It’s Victoria Prego’s Fault
Just because certain arguments have been refuted a million times doesn’t mean people stop using them. Without going any further, look how Marxism lingers on and on. Among the most well-worn of them all is to blame brutal crimes committed by young people on television, movies and, especially, video games.
The recent cold-blooded murder of a homeless person, burned to death by three sons of bitches, has added Victoria Prego to this chorus of apologists: “in this video game culture, there is not a single sanction, criticism or warning.” According to the famed journalist, “today’s young people are not taught the consequences of their violent actions.” This means, they “can burn a woman and laugh all the while” until later, “they cry because they realize, only too late, that the woman was not a character in a savage Playstation game.”
Victoria Prego is taking part in the left-wing’s insistence on shifting responsibility for people’s actions from the individual to society, this evil entity that allows children to watch animated Japanese cartoons, violent movies and play sadistic videogames. And, of course, then these kids do what they do. The thousands of children growing up under these same conditions, but who do not beat up and then burn homeless people are forgotten or ignored. What such distinguished thinkers believe is that the people who commit these crimes are not responsible for them; rather society pushed them into it.
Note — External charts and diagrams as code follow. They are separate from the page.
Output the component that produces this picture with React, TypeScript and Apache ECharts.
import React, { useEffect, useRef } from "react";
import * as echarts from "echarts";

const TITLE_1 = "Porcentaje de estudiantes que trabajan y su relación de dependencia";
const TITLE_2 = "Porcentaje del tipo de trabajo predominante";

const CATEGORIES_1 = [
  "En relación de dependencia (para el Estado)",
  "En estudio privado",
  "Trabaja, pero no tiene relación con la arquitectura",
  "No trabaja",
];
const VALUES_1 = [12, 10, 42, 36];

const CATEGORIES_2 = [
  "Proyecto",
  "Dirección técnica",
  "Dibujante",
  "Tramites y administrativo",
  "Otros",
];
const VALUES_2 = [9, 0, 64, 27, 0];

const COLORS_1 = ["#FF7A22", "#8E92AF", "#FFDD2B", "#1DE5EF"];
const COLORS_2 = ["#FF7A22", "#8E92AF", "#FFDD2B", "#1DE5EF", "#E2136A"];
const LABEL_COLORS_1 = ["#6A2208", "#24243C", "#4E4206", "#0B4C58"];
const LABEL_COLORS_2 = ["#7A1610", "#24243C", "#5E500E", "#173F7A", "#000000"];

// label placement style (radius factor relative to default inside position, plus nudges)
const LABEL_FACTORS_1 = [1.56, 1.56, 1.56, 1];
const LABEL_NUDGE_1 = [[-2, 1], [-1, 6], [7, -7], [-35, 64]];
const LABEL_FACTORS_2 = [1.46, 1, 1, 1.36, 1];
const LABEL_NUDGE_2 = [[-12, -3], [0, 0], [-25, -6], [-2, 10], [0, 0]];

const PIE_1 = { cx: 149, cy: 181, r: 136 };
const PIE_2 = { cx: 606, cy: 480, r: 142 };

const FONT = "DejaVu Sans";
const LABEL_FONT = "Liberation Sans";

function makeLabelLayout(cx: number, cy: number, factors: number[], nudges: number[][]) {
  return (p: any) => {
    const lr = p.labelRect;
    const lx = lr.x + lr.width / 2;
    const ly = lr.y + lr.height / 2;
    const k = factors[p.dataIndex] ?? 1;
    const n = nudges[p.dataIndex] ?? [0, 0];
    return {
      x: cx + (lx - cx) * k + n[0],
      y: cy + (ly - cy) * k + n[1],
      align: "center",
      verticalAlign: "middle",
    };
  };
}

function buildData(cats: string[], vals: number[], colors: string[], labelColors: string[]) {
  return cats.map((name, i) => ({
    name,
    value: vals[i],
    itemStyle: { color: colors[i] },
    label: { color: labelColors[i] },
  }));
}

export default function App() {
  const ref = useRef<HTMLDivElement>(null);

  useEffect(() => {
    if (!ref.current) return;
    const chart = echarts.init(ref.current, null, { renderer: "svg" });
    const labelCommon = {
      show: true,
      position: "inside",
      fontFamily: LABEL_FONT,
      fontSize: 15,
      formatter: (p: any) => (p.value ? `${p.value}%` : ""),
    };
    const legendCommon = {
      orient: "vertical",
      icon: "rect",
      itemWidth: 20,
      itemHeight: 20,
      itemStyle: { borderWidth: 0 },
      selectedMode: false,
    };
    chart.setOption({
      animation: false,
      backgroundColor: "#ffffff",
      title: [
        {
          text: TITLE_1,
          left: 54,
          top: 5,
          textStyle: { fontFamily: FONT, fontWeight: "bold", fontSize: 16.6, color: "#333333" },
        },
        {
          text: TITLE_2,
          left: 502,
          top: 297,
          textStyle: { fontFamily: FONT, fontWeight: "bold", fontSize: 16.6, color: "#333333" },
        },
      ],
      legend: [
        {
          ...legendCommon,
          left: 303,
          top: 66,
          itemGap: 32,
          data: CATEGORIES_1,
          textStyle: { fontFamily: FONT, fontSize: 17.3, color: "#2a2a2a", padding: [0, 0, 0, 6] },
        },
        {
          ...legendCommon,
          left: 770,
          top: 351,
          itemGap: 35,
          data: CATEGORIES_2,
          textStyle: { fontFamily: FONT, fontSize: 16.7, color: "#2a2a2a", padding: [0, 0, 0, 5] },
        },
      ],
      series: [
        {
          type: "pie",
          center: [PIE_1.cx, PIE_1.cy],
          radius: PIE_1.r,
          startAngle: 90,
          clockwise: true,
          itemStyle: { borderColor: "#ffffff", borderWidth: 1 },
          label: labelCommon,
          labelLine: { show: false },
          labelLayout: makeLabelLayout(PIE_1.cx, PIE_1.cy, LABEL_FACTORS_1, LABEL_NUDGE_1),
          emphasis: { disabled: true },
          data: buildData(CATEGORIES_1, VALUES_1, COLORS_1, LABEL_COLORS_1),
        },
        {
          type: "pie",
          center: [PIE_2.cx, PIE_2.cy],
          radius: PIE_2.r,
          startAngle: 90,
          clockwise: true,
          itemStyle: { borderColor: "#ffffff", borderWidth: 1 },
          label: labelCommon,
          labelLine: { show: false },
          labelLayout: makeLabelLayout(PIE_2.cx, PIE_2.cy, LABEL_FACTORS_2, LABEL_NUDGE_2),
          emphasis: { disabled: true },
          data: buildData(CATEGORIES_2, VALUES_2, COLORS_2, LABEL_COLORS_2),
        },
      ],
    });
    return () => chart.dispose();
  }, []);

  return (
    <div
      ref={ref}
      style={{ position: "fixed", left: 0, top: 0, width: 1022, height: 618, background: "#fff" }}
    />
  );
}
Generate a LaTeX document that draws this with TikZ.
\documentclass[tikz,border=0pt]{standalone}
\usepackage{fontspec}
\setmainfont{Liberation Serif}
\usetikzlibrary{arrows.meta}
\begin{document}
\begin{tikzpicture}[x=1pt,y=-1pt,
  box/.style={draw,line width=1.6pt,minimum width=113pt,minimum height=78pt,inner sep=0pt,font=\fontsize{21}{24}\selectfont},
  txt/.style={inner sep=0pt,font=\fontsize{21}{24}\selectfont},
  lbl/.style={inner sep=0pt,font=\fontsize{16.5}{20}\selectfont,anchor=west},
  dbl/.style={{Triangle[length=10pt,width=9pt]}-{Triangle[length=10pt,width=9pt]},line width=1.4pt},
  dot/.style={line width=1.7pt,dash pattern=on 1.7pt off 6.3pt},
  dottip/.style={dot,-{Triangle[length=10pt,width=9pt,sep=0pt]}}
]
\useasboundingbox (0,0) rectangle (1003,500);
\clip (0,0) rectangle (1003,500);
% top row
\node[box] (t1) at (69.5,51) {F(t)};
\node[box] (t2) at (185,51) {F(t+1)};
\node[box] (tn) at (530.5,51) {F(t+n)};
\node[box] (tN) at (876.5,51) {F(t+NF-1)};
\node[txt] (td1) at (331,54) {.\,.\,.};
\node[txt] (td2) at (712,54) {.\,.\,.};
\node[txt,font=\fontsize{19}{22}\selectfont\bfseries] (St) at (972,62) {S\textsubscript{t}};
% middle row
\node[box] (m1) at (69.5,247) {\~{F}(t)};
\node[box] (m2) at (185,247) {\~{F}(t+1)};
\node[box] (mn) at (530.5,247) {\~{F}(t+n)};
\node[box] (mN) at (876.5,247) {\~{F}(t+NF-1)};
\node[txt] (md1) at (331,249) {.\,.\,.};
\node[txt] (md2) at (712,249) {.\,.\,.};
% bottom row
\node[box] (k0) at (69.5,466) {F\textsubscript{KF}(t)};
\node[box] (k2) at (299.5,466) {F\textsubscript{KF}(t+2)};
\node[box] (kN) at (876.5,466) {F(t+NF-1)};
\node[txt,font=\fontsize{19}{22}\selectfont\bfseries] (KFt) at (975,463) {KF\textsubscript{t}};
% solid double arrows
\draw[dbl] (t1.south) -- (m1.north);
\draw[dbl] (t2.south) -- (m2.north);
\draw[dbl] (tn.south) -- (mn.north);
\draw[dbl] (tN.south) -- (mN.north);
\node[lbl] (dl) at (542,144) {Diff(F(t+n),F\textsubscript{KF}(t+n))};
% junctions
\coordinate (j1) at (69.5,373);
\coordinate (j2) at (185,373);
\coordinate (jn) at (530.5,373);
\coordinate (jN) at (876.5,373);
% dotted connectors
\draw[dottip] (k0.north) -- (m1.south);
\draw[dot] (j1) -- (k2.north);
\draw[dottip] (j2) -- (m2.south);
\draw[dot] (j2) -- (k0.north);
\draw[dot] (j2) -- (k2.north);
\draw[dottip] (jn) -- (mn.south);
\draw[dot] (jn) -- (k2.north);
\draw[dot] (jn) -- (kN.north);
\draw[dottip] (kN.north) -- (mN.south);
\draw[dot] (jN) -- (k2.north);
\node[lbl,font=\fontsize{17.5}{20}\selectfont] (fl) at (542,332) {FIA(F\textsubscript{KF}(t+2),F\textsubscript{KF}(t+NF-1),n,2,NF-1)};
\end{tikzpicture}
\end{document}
An Indian doctor explained to English psychiatrist Anthony Daniels, also known by the pseudonym Theodore Dalrymple, the misery he saw in England was essentially different from what he saw in his native city, and to his way of thinking, much more serious. The misery in England was a moral, emotional, mental and cultural misery, where people no longer felt individual responsibility. Thieves demand their doctors explain why they had a “need” to steal a VCR from someone’s home; or blame churches for having such bad security systems that, naturally, encouraged this compulsion to rob.
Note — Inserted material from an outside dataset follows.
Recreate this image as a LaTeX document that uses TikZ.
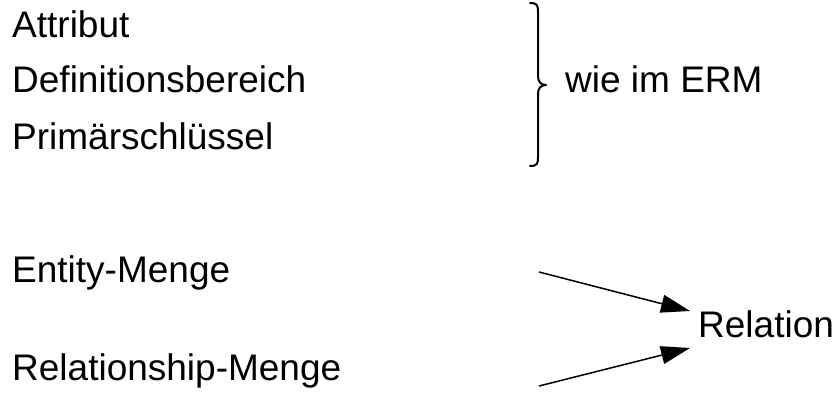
\documentclass[tikz,border=0pt]{standalone}
\usepackage{fontspec}
\setmainfont{Liberation Sans}
\usetikzlibrary{arrows.meta}
\begin{document}
\begin{tikzpicture}[x=1pt,y=-1pt,
  lbl/.style={anchor=base west,inner sep=0pt,font=\fontsize{37}{42}\selectfont},
  arr/.style={line width=1.5pt,-{Triangle[length=29pt,width=18pt]}},
  brc/.style={line width=2pt,line cap=round,line join=round}]
\useasboundingbox (0,0) rectangle (834,401);
\node[lbl] (attr) at (12,38) {Attribut};
\node[lbl] (def) at (12,93) {Definitionsbereich};
\node[lbl] (pk) at (12,149) {Primärschlüssel};
\node[lbl] (erm) at (565,93) {wie im ERM};
\node[lbl] (ent) at (12,282) {Entity-Menge};
\node[lbl] (rel) at (12,380) {Relationship-Menge};
\node[lbl] (relation) at (698,337) {Relation};
\draw[brc] (530,3) .. controls (537,3) and (538,5) .. (538,12)
  -- (538,76) .. controls (538,82) and (541,85) .. (546,85)
  .. controls (541,85) and (538,88) .. (538,94)
  -- (538,157) .. controls (538,164) and (537,166) .. (530,166);
\coordinate (a1) at (539,272);
\coordinate (e1) at (690,311);
\coordinate (a2) at (539,386);
\coordinate (e2) at (690,348);
\draw[arr] (a1) -- (e1);
\draw[arr] (a2) -- (e2);
\end{tikzpicture}
\end{document}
Legions of mindless teachers, therapists, social workers and ideologues have formed a criminal industry, lead by despicable characters like Javier Urra, whose goal is to destroy the concepts of individual responsibility and free will, and, along the way, destroy the society based on them. Urra’s greatest successes can be found in the law for minors, which allows under-age killers to avoid real jail time. But he is not alone. Spain will not be a healthy society as long as doing yoga counts toward reducing jail time, and as long as we refuse to acknowledge it is perfectly legitimate for a democracy to have lifetime prison sentences, with no option for parole.
The blame, the responsibility rests solely and exclusively with the three sons of bitches who burned a poor homeless person to death. But if we had to look elsewhere it would not be at videogames but at Victoria Prego and everyone like her who allows people to avoid responsibility for their actions. We should look at those who have created our current climate of impunity and irresponsibility.
And speaking of freedom and responsibility, allow me, a non-smoker, to start the year smoking a cigarette to the health of the anti-tobacco law.